## Objective
Pull out the lines running from the one with "Clone this chart in Plotly." to the one with "2.2, 2.4, 2.6]", inclusive, word for word. Drop any picture.

○ ○ ○ ○ ○

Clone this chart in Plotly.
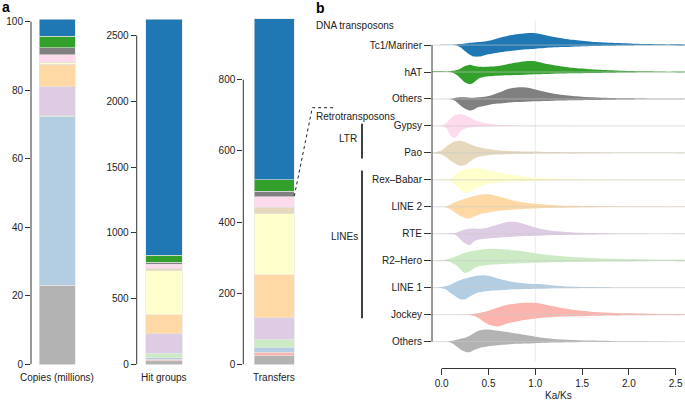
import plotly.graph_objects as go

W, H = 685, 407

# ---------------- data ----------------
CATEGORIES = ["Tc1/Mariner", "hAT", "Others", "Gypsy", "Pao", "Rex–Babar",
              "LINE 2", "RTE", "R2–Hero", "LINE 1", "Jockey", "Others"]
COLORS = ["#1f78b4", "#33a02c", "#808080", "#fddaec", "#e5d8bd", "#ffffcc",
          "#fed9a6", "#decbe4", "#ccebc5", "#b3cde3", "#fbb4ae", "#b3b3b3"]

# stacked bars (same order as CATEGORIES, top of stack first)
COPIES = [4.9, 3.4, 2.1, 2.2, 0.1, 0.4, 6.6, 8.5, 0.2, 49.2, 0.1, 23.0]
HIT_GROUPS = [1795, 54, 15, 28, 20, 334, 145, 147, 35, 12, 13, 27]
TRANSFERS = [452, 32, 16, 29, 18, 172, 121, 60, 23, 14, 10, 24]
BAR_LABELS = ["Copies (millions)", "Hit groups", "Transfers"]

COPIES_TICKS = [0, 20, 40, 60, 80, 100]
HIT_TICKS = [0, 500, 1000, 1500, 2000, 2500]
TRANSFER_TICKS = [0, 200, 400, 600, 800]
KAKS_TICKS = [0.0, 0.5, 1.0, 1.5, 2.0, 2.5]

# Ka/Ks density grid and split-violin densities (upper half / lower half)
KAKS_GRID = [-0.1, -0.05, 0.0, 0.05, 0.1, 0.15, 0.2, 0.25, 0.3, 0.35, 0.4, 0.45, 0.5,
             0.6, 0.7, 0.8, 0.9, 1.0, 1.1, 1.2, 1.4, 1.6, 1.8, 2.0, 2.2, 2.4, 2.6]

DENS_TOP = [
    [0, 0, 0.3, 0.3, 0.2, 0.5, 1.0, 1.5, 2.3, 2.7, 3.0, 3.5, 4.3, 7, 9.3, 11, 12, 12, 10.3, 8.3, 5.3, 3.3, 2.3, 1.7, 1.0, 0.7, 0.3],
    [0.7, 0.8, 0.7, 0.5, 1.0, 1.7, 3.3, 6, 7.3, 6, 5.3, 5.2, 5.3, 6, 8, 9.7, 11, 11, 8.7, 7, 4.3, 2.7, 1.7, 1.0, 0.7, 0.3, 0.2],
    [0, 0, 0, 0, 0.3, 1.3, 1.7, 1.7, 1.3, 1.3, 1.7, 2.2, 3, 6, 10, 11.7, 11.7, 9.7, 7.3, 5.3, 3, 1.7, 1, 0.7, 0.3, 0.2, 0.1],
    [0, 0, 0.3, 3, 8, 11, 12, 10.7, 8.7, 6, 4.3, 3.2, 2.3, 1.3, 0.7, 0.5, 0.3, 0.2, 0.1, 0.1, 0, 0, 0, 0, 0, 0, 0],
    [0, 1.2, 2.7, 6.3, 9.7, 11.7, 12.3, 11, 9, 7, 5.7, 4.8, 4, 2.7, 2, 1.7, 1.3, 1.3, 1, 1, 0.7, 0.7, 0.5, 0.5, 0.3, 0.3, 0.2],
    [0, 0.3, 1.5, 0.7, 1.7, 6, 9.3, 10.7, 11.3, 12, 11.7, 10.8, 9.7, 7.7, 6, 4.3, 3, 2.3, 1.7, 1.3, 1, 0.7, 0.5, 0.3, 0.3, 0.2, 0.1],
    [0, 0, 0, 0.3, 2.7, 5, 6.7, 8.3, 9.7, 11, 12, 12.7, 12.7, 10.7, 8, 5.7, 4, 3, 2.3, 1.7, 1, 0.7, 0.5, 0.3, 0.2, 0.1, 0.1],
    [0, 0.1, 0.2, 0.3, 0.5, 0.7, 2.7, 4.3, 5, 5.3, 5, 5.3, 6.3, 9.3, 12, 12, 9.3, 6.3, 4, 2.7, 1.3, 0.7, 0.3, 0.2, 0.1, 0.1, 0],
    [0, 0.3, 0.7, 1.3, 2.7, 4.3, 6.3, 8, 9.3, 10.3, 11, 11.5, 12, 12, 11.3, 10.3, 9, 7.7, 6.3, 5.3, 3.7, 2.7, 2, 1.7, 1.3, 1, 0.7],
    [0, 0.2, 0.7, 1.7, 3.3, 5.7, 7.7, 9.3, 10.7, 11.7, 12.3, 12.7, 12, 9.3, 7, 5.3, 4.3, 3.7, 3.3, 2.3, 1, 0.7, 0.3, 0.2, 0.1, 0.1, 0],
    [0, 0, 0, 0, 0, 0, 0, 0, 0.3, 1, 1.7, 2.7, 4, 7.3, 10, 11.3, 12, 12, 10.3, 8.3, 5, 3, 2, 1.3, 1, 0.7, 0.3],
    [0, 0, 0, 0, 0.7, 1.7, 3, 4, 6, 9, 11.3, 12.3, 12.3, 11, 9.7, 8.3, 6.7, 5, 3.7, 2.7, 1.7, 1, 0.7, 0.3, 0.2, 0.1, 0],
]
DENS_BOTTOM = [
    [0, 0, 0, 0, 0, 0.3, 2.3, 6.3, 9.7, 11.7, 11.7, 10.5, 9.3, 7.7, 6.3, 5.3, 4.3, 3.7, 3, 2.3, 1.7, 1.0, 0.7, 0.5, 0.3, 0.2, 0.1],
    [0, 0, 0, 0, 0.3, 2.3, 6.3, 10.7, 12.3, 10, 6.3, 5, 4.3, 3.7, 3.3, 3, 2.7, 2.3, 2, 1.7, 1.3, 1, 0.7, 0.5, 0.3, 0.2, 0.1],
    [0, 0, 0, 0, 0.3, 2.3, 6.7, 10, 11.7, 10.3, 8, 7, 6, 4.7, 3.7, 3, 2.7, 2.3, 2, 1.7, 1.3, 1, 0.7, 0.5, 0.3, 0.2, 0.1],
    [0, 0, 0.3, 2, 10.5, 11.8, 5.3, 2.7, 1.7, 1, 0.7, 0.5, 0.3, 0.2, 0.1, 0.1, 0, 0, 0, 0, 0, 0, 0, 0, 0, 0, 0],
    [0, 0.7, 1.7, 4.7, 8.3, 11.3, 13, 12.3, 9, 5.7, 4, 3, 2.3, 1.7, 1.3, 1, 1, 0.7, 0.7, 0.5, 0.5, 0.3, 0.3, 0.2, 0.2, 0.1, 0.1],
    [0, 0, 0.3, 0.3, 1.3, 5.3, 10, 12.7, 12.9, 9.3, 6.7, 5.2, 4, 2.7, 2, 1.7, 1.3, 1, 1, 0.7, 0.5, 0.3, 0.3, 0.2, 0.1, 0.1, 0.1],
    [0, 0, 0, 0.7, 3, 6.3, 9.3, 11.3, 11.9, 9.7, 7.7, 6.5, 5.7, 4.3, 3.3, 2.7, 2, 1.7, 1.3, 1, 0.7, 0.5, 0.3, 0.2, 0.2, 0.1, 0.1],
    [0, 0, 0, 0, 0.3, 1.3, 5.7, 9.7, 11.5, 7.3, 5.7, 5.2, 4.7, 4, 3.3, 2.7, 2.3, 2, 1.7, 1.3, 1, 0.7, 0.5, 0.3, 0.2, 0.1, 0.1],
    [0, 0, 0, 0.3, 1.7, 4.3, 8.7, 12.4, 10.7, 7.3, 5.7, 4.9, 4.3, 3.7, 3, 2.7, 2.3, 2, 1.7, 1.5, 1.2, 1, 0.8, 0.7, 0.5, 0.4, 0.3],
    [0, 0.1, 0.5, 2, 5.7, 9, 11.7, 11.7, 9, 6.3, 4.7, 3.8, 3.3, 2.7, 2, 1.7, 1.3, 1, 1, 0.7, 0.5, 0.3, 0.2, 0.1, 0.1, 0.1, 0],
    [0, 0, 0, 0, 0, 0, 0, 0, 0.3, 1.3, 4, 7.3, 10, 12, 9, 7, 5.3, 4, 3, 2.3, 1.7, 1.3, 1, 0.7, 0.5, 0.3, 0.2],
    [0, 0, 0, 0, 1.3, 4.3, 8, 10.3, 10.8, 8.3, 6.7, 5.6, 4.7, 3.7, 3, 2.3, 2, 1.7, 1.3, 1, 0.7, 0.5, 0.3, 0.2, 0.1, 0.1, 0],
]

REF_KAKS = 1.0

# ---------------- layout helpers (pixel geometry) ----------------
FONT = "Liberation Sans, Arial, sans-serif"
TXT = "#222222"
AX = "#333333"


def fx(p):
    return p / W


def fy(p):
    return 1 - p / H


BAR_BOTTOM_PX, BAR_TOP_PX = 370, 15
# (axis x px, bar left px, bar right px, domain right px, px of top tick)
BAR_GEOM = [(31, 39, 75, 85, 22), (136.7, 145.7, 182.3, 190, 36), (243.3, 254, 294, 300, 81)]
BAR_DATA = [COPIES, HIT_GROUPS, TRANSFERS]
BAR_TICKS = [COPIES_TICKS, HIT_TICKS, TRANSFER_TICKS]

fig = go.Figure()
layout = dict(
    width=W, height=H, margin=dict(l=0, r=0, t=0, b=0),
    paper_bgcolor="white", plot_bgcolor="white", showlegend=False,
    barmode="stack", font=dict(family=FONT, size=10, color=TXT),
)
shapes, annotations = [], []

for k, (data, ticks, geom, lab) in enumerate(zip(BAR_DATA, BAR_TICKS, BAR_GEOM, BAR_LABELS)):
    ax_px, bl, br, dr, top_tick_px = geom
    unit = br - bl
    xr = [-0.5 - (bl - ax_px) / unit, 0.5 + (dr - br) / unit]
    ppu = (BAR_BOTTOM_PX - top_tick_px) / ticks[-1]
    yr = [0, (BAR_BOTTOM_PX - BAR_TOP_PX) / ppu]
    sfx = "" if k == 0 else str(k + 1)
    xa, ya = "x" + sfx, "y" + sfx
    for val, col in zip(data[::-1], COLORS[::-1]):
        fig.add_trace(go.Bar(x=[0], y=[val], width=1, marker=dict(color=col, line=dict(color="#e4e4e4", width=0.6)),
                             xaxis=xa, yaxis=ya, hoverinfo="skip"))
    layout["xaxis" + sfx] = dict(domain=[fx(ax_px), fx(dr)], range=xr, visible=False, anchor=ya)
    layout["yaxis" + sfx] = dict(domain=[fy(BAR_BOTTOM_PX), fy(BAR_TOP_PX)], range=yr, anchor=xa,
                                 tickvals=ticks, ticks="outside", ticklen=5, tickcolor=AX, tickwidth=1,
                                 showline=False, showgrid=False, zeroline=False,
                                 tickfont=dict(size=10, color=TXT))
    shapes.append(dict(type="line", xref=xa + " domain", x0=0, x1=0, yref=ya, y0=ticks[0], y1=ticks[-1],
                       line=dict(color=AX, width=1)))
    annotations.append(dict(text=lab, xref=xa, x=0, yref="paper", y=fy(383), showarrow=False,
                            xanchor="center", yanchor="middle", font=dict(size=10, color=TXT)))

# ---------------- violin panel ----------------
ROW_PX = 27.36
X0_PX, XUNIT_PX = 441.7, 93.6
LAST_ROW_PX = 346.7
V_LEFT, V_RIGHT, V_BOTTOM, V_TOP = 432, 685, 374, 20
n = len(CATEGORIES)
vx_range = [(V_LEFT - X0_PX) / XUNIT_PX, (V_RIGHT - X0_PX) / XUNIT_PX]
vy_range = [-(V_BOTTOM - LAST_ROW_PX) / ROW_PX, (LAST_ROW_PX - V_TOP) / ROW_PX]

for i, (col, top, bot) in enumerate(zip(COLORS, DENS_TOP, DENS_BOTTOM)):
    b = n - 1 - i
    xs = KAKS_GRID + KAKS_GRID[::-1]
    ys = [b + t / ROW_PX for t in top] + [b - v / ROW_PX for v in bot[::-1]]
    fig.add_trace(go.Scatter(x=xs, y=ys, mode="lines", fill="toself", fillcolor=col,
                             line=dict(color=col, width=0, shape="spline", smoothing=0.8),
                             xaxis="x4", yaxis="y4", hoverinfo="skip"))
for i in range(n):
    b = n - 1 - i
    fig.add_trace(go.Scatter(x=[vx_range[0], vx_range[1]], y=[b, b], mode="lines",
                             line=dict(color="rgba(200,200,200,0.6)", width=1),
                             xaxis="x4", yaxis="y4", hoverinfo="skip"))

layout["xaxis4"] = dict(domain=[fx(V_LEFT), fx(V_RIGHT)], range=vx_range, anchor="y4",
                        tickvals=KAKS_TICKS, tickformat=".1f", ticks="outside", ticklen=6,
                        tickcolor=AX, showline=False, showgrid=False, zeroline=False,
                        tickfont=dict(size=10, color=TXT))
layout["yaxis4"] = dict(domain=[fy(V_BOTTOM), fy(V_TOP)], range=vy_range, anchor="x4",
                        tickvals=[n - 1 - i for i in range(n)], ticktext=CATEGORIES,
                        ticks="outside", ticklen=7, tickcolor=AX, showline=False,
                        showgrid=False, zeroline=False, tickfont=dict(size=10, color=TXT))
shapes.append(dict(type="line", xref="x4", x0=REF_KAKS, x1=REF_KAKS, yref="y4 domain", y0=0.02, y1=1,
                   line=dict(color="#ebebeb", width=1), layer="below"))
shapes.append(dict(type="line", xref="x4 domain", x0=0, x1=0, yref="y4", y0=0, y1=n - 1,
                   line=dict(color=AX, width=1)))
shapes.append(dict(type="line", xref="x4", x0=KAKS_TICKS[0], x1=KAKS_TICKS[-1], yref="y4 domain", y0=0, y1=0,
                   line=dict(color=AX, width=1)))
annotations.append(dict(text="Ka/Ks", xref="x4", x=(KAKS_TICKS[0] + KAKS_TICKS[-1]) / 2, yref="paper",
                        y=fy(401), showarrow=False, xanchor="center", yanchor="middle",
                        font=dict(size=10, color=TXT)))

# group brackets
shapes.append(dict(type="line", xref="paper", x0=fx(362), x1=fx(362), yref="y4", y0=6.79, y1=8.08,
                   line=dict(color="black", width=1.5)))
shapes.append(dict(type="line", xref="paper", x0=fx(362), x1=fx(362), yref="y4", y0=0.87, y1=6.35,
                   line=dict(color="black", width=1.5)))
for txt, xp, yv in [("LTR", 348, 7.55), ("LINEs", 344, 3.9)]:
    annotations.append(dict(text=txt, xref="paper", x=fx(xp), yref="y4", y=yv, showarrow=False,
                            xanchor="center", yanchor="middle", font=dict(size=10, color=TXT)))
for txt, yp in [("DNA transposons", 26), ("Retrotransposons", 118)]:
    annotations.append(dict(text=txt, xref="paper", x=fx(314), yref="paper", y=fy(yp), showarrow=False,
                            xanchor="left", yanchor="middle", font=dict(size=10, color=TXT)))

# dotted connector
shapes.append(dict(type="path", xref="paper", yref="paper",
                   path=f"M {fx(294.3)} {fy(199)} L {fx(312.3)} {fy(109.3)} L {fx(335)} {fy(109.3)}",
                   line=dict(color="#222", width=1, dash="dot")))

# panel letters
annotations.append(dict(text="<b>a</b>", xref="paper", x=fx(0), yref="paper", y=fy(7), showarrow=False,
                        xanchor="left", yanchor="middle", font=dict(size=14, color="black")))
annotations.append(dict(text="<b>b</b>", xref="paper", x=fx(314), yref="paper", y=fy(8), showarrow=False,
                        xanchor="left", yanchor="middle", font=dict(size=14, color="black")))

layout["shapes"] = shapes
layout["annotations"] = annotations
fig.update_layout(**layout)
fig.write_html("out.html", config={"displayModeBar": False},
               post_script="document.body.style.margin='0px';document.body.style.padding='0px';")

○ ○ ○ ○ ○

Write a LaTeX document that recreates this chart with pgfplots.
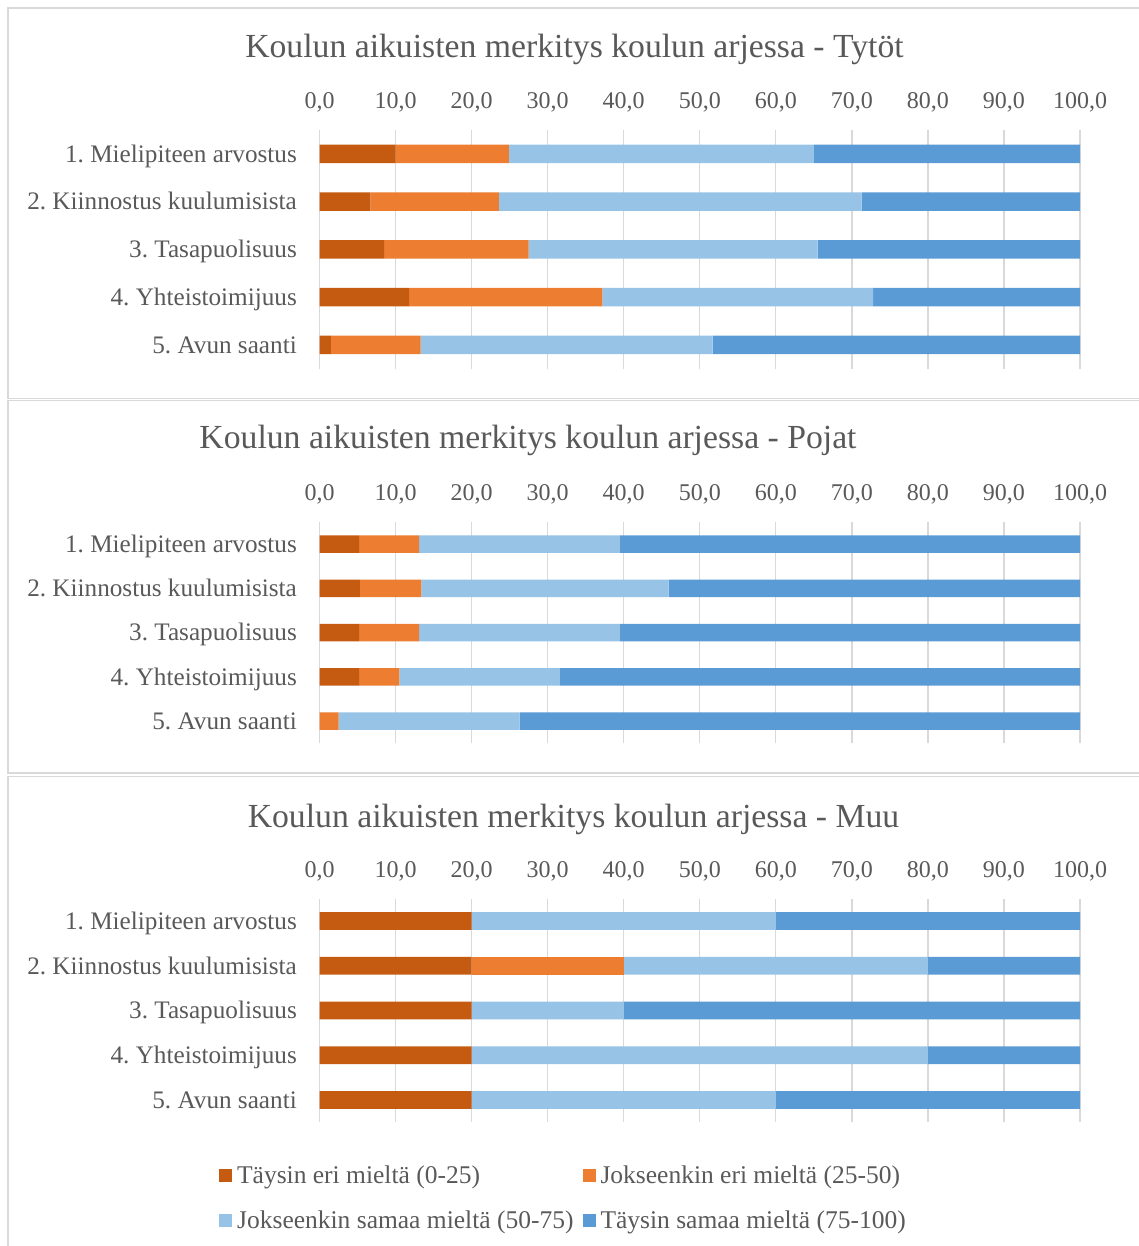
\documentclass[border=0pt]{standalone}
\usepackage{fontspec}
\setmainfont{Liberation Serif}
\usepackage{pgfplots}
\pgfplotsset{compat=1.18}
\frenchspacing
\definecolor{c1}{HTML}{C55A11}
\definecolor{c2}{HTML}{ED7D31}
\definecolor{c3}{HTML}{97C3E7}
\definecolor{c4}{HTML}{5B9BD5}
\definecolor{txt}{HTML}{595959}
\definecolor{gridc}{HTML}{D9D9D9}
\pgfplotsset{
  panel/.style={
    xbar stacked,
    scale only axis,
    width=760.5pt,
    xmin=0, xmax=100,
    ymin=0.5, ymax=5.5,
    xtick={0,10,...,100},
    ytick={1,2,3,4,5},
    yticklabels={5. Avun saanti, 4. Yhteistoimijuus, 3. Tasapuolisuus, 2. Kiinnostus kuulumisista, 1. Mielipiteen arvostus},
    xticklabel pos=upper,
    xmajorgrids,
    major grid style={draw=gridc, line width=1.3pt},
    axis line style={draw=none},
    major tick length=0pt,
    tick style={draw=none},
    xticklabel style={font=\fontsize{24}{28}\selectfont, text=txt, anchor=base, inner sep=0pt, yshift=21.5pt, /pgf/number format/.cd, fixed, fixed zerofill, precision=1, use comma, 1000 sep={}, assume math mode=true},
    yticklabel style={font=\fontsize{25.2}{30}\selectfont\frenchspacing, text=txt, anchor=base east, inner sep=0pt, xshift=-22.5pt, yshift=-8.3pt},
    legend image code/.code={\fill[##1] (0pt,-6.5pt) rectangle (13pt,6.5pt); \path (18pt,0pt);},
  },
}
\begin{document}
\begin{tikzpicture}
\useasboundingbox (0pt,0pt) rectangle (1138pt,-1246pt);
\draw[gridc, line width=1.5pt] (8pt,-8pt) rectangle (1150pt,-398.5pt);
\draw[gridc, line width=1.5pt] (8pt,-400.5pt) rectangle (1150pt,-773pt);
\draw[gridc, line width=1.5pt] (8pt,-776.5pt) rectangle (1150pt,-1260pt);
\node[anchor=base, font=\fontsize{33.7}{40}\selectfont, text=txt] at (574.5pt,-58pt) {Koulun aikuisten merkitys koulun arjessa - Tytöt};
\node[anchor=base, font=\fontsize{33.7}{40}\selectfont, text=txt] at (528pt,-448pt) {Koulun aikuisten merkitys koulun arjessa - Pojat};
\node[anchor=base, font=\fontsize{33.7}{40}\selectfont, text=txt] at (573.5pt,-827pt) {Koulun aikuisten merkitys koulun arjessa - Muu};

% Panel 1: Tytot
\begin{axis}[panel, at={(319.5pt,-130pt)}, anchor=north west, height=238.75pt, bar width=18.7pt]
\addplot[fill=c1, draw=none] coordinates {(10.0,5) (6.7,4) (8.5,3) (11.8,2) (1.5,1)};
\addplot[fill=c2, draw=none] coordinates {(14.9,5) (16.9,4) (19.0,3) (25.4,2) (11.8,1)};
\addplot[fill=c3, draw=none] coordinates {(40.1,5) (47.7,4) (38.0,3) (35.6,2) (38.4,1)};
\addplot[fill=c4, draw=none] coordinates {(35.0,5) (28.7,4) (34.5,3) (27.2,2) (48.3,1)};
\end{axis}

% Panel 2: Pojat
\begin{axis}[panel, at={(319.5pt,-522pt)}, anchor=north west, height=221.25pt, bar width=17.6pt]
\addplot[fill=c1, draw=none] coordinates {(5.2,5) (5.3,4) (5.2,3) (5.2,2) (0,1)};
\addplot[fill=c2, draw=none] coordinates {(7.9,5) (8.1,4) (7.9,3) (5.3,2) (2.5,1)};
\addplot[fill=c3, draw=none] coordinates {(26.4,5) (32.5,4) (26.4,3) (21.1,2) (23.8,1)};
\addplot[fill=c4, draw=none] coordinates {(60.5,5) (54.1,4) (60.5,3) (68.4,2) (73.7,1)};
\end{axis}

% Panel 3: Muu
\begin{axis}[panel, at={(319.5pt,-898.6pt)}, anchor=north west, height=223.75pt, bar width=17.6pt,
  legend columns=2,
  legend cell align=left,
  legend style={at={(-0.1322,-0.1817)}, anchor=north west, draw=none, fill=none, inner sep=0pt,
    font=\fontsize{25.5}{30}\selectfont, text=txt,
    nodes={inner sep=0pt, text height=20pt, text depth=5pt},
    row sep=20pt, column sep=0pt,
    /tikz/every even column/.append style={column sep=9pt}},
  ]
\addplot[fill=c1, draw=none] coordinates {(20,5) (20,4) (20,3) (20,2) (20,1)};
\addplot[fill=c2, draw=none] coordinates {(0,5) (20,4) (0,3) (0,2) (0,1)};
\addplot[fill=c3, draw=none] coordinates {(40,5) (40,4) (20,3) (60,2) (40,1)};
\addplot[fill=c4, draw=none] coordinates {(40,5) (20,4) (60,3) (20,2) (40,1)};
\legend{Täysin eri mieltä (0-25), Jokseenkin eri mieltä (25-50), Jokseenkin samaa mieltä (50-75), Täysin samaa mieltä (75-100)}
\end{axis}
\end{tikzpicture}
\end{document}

○ ○ ○ ○ ○

## Solution
Clone this chart in Plotly.
import plotly.graph_objects as go

W, H = 685, 407

# ---------------- data ----------------
CATEGORIES = ["Tc1/Mariner", "hAT", "Others", "Gypsy", "Pao", "Rex–Babar",
              "LINE 2", "RTE", "R2–Hero", "LINE 1", "Jockey", "Others"]
COLORS = ["#1f78b4", "#33a02c", "#808080", "#fddaec", "#e5d8bd", "#ffffcc",
          "#fed9a6", "#decbe4", "#ccebc5", "#b3cde3", "#fbb4ae", "#b3b3b3"]

# stacked bars (same order as CATEGORIES, top of stack first)
COPIES = [4.9, 3.4, 2.1, 2.2, 0.1, 0.4, 6.6, 8.5, 0.2, 49.2, 0.1, 23.0]
HIT_GROUPS = [1795, 54, 15, 28, 20, 334, 145, 147, 35, 12, 13, 27]
TRANSFERS = [452, 32, 16, 29, 18, 172, 121, 60, 23, 14, 10, 24]
BAR_LABELS = ["Copies (millions)", "Hit groups", "Transfers"]

COPIES_TICKS = [0, 20, 40, 60, 80, 100]
HIT_TICKS = [0, 500, 1000, 1500, 2000, 2500]
TRANSFER_TICKS = [0, 200, 400, 600, 800]
KAKS_TICKS = [0.0, 0.5, 1.0, 1.5, 2.0, 2.5]

# Ka/Ks density grid and split-violin densities (upper half / lower half)
KAKS_GRID = [-0.1, -0.05, 0.0, 0.05, 0.1, 0.15, 0.2, 0.25, 0.3, 0.35, 0.4, 0.45, 0.5,
             0.6, 0.7, 0.8, 0.9, 1.0, 1.1, 1.2, 1.4, 1.6, 1.8, 2.0, 2.2, 2.4, 2.6]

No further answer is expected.